DIRECTIONS — In this exercise, print only the lines of the records below from the one with "Write the Plotly code for this chart." through the one with "import plotly.graph_objects as go", inclusive. Pictures are not part of the copy.

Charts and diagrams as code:

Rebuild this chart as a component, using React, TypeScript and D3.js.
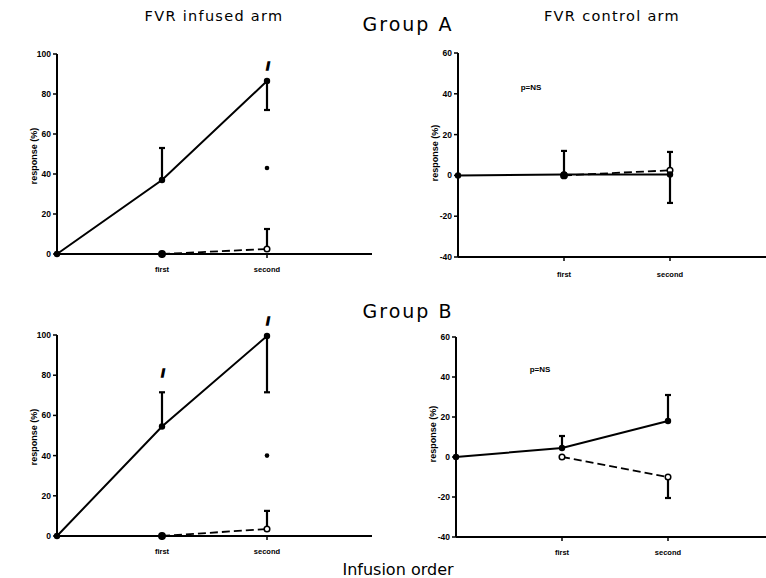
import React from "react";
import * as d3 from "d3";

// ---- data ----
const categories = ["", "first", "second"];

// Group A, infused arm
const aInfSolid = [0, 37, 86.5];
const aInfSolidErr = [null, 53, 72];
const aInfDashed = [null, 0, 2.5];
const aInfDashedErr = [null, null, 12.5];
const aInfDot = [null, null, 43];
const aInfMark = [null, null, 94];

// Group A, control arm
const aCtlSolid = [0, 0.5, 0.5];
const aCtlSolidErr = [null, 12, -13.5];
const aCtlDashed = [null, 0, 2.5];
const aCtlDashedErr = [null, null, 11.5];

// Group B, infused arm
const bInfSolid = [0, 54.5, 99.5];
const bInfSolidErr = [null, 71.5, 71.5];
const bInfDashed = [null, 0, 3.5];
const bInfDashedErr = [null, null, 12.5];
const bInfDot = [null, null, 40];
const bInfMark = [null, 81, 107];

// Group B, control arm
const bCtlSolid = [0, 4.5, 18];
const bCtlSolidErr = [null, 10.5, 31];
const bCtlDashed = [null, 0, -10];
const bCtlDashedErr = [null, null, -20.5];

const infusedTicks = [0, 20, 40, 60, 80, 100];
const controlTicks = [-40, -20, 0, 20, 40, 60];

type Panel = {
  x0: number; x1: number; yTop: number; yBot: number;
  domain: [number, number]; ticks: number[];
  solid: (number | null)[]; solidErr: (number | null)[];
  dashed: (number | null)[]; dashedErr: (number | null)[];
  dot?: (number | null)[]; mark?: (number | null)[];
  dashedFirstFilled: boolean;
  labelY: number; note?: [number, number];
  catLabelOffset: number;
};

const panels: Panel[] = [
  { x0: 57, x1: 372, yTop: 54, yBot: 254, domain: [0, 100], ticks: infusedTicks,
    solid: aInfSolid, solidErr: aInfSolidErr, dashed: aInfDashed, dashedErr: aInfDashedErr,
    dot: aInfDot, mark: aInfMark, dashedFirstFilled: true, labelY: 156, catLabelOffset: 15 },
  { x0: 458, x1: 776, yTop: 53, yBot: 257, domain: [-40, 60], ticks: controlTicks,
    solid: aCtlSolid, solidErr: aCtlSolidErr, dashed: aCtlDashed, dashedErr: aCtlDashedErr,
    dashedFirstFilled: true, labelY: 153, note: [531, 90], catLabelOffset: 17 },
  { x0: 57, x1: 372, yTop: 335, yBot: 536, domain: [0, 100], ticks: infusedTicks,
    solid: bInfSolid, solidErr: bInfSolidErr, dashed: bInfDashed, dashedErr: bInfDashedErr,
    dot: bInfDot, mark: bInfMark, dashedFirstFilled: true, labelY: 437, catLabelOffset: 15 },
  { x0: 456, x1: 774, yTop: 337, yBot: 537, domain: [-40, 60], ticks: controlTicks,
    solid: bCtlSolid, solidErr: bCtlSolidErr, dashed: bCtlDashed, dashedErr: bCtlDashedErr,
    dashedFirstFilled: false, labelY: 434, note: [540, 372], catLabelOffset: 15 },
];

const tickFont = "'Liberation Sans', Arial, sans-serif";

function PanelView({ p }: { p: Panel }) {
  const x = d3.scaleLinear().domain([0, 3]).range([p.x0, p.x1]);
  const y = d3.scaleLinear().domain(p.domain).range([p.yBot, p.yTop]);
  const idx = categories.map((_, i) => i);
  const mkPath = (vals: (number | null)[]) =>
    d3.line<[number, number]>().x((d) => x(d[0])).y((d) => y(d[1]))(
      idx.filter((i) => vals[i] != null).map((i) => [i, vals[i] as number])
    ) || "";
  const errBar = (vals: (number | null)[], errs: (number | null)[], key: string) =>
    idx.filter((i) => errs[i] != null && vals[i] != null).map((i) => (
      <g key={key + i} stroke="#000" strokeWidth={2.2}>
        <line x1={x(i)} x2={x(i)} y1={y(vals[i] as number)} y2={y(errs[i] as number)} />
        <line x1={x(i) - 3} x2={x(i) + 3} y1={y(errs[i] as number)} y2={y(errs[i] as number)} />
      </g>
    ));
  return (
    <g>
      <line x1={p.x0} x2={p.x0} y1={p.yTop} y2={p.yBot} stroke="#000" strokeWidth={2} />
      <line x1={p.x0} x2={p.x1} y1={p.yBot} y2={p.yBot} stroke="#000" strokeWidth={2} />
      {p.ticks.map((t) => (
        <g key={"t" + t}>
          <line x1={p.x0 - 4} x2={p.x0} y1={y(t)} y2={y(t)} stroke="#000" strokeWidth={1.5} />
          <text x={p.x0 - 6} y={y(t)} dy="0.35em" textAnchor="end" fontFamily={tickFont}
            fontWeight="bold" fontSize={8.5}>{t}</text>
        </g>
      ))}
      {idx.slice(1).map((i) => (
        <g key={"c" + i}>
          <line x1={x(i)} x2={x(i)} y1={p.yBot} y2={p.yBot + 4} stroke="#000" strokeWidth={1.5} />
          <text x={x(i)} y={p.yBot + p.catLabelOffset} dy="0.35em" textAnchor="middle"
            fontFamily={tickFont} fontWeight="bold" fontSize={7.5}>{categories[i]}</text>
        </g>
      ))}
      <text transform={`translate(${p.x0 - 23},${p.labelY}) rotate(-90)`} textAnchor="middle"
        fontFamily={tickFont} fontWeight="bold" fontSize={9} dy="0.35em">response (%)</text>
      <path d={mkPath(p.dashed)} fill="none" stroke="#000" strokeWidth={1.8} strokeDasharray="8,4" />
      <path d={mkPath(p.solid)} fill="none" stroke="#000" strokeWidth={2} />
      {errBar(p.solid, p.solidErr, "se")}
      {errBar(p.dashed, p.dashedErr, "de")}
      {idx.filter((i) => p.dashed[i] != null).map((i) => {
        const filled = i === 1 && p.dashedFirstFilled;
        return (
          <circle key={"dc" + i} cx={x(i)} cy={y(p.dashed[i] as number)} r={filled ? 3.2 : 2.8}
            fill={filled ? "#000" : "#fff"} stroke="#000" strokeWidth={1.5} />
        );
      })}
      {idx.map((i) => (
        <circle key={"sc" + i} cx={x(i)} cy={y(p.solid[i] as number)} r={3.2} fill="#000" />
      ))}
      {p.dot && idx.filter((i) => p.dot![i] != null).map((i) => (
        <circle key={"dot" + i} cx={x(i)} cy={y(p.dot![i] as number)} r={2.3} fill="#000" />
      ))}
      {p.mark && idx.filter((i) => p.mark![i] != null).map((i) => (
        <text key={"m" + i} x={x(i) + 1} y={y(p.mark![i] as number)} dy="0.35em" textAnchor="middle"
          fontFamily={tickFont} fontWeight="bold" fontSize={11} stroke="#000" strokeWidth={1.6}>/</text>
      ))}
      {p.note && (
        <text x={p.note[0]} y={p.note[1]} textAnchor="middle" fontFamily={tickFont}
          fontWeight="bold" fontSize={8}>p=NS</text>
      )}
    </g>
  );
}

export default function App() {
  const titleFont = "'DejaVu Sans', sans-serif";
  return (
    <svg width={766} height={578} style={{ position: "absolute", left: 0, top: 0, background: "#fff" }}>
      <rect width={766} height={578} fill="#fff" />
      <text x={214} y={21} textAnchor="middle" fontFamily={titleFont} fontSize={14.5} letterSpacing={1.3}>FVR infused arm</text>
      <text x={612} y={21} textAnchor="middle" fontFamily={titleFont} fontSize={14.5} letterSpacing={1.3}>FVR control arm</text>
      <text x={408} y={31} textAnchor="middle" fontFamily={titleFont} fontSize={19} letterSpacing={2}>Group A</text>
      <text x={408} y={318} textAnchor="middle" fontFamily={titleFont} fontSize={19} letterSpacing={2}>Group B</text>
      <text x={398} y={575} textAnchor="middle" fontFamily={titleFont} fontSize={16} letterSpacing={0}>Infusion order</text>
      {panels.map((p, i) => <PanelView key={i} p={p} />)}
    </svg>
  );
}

* * *

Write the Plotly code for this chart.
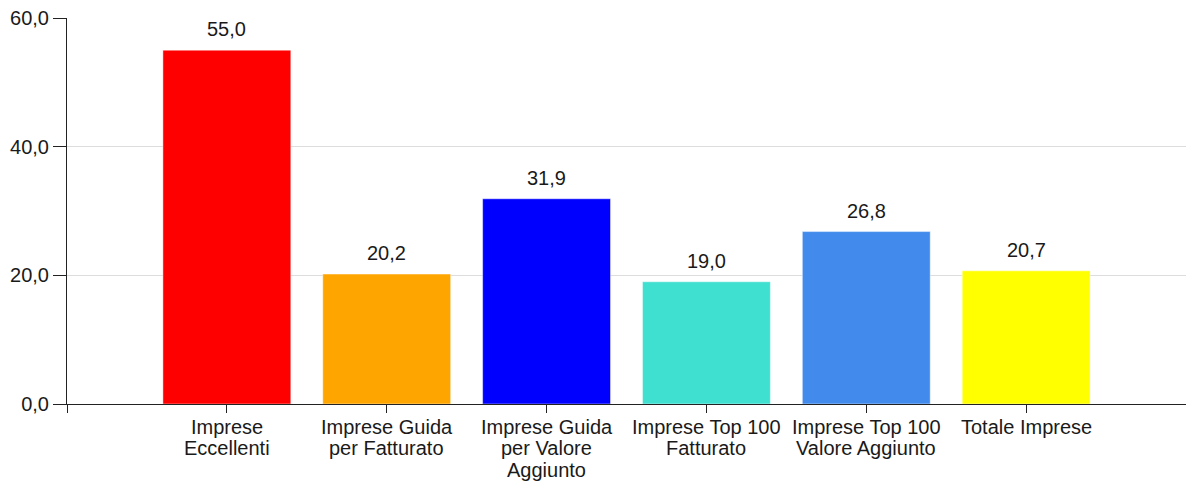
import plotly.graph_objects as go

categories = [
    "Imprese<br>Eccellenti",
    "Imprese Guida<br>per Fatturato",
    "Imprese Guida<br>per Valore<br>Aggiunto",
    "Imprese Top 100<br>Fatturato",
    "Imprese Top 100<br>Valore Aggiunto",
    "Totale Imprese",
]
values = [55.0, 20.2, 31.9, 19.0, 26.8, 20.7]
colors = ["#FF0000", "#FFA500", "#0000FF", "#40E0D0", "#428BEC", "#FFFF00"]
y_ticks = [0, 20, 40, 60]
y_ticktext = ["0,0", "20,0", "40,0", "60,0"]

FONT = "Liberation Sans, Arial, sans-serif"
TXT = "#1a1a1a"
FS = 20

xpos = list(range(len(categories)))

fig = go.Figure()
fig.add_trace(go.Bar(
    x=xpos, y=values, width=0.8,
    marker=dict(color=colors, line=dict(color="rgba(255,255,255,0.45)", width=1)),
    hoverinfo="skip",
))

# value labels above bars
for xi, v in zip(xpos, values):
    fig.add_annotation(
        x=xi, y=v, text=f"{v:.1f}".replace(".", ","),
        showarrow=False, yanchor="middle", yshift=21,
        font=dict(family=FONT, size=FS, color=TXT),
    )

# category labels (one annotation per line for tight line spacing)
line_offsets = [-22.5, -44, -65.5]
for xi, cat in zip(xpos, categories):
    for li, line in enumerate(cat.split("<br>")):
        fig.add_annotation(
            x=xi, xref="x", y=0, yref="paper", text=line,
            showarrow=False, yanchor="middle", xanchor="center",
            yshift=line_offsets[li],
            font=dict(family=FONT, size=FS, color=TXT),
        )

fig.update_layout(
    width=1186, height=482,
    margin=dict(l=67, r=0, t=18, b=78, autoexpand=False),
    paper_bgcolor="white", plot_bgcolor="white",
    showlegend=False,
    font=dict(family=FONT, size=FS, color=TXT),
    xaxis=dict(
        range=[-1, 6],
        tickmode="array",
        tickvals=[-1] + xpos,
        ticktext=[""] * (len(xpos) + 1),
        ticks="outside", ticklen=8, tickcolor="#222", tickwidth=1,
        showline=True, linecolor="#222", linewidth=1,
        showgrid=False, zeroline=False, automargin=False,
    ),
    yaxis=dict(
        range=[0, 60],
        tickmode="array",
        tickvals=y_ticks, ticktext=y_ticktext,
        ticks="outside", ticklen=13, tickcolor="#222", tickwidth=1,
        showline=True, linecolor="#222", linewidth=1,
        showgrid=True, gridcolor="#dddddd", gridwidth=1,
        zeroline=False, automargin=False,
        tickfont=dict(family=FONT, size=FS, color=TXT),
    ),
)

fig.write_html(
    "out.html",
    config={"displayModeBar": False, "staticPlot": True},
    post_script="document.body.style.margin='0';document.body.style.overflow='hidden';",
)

REPLY —
Write the Plotly code for this chart.
import plotly.graph_objects as go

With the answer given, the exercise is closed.